Sanada’s performance is reason enough to recommend this film, but Yamada’s direction is a marvel in and of itself. The dramatic scenes are just as good as anything Yasujiro Ozu (Tokyo Story) ever dealt out, and the action scenes, although there are very few, would make Kurosawa proud. The climax itself is one of the most brilliantly timed action set pieces ever put on film. High praise, you say? You better believe it. Now, I know nothing about Yamada. His biography on the DVD says that he has directed over 80 films, and that by now he is about 76 years old.
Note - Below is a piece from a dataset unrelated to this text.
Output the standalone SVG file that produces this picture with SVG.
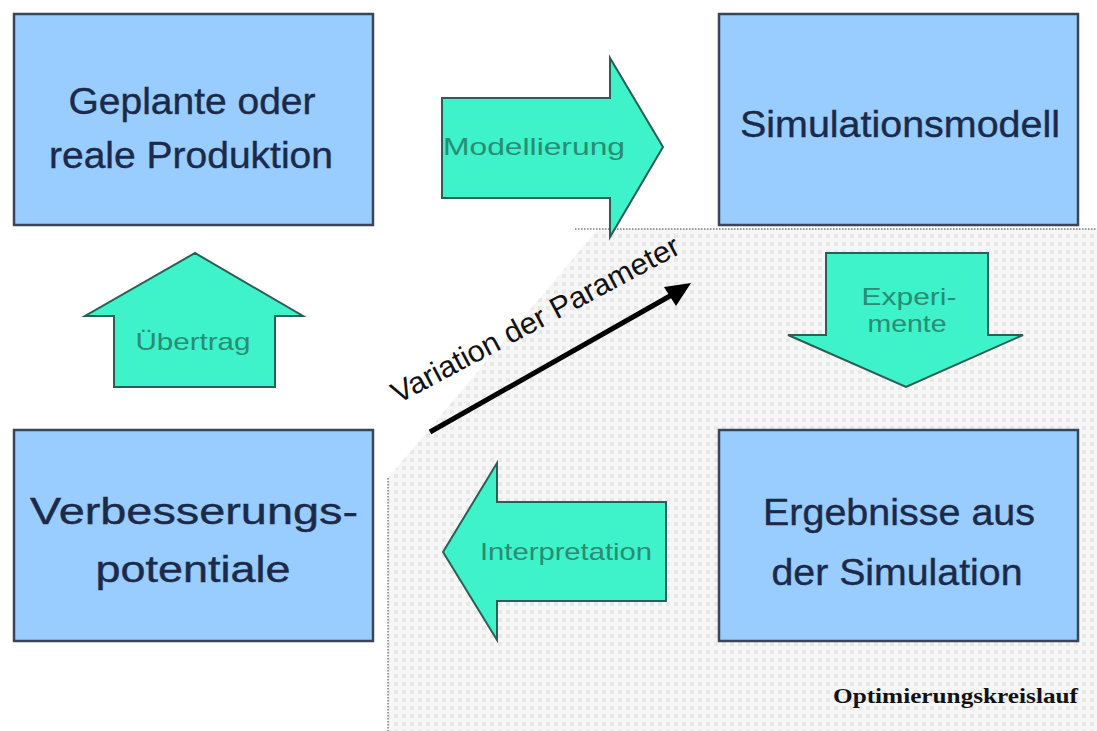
<svg xmlns="http://www.w3.org/2000/svg" width="1097" height="731" viewBox="0 0 1097 731">
<style>
.box{fill:#99ccff;stroke:#3a4656;stroke-width:2.5}
.bt{font-family:"Liberation Sans",Arial,sans-serif;font-size:37px;fill:#1b2a48;stroke:#1b2a48;stroke-width:0.4;text-anchor:middle}
.arr{fill:#3ef2c9;stroke:#2d5e55;stroke-width:2}
.at{font-family:"Liberation Sans",Arial,sans-serif;font-size:24px;fill:#2a8c74;text-anchor:middle}
.dot{fill:none;stroke:#9a9a9a;stroke-width:2;stroke-dasharray:1.5 1.5}
</style>
<defs>
<pattern id="grid" width="8" height="8" patternUnits="userSpaceOnUse">
<rect width="8" height="8" fill="#f6f6f6"/>
<rect x="2" y="2" width="4" height="4" fill="#e8e8e8"/>
</pattern>
</defs>
<rect width="1097" height="731" fill="#ffffff"/>
<g id="optimierungsbereich">
<path d="M598,229 L1097,229 L1097,731 L388,731 L388,478 Z" fill="url(#grid)"/>
<line class="dot" x1="575" y1="229" x2="1097" y2="229"/>
<line class="dot" x1="388" y1="478" x2="388" y2="731"/>
<text x="1078" y="703" font-family="'Liberation Serif',serif" font-weight="bold" font-size="20" fill="#111" text-anchor="end" textLength="245" lengthAdjust="spacingAndGlyphs">Optimierungskreislauf</text>
</g>
<g id="geplante">
<rect class="box" x="14" y="14" width="359" height="211"/>
<text class="bt" x="192" y="114" textLength="247" lengthAdjust="spacingAndGlyphs">Geplante oder</text>
<text class="bt" x="191" y="168" textLength="284" lengthAdjust="spacingAndGlyphs">reale Produktion</text>
</g>
<g id="simulationsmodell">
<rect class="box" x="719" y="14" width="359" height="211"/>
<text class="bt" x="900" y="137" textLength="320" lengthAdjust="spacingAndGlyphs">Simulationsmodell</text>
</g>
<g id="verbesserung">
<rect class="box" x="14" y="430" width="359" height="211"/>
<text class="bt" x="194" y="524" textLength="328" lengthAdjust="spacingAndGlyphs">Verbesserungs-</text>
<text class="bt" x="193" y="582" textLength="195" lengthAdjust="spacingAndGlyphs">potentiale</text>
</g>
<g id="ergebnisse">
<rect class="box" x="719" y="430" width="359" height="211"/>
<text class="bt" x="899" y="525" textLength="272" lengthAdjust="spacingAndGlyphs">Ergebnisse aus</text>
<text class="bt" x="897" y="585" textLength="251" lengthAdjust="spacingAndGlyphs">der Simulation</text>
</g>
<g id="connectors">
<g id="modellierung">
<path class="arr" d="M442,98 L610,98 L610,58 L663,147 L610,237 L610,198 L442,198 Z"/>
<text class="at" x="534" y="155" textLength="182" lengthAdjust="spacingAndGlyphs">Modellierung</text>
</g>
<g id="experimente">
<path class="arr" d="M826,253 L988,253 L988,335 L1023,335 L906,387 L788,335 L826,335 Z"/>
<text class="at" x="909" y="305" textLength="95" lengthAdjust="spacingAndGlyphs">Experi-</text>
<text class="at" x="907" y="332" textLength="79" lengthAdjust="spacingAndGlyphs">mente</text>
</g>
<g id="interpretation">
<path class="arr" d="M666,502 L666,601 L497,601 L497,640 L443,552 L497,463 L497,502 Z"/>
<text class="at" x="566" y="560" textLength="172" lengthAdjust="spacingAndGlyphs">Interpretation</text>
</g>
<g id="uebertrag">
<path class="arr" d="M114,387 L114,316 L85,316 L195,253 L303,316 L275,316 L275,387 Z"/>
<text class="at" x="193" y="350" textLength="115" lengthAdjust="spacingAndGlyphs">Übertrag</text>
</g>
<g id="variation">
<line x1="430" y1="432" x2="684" y2="288" stroke="#000" stroke-width="5"/>
<path d="M691,283 L664,287 L676,306 Z" fill="#000"/>
<text x="398" y="404" font-family="'Liberation Sans',Arial,sans-serif" font-size="30" fill="#111" transform="rotate(-28 398 404)" textLength="322" lengthAdjust="spacingAndGlyphs">Variation der Parameter</text>
</g>
</g>
</svg>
Evidently, this is the only film of his to get any sort of release in the U.S., and I’m here to tell you, that’s a shame. This is a remarkable film that only a master could make. It has been compared to Unforgiven, and while I can see the comparison, I would venture to say that this film may be better. Eastwood’s Will Munny was a stone cold killer. Sure, he cleaned up for a while, but in the end he came full circle. In this film, Sebei is not a bad man, he is a respectable man, a man of honor - the Jimmy Stewart of samurai, if you will. The last thing he has ever wanted was to take a life, and this is where The Twilight Samurai succeeds. We see ourselves in Sebei, and all we can do is hope that everything turns out alright for him.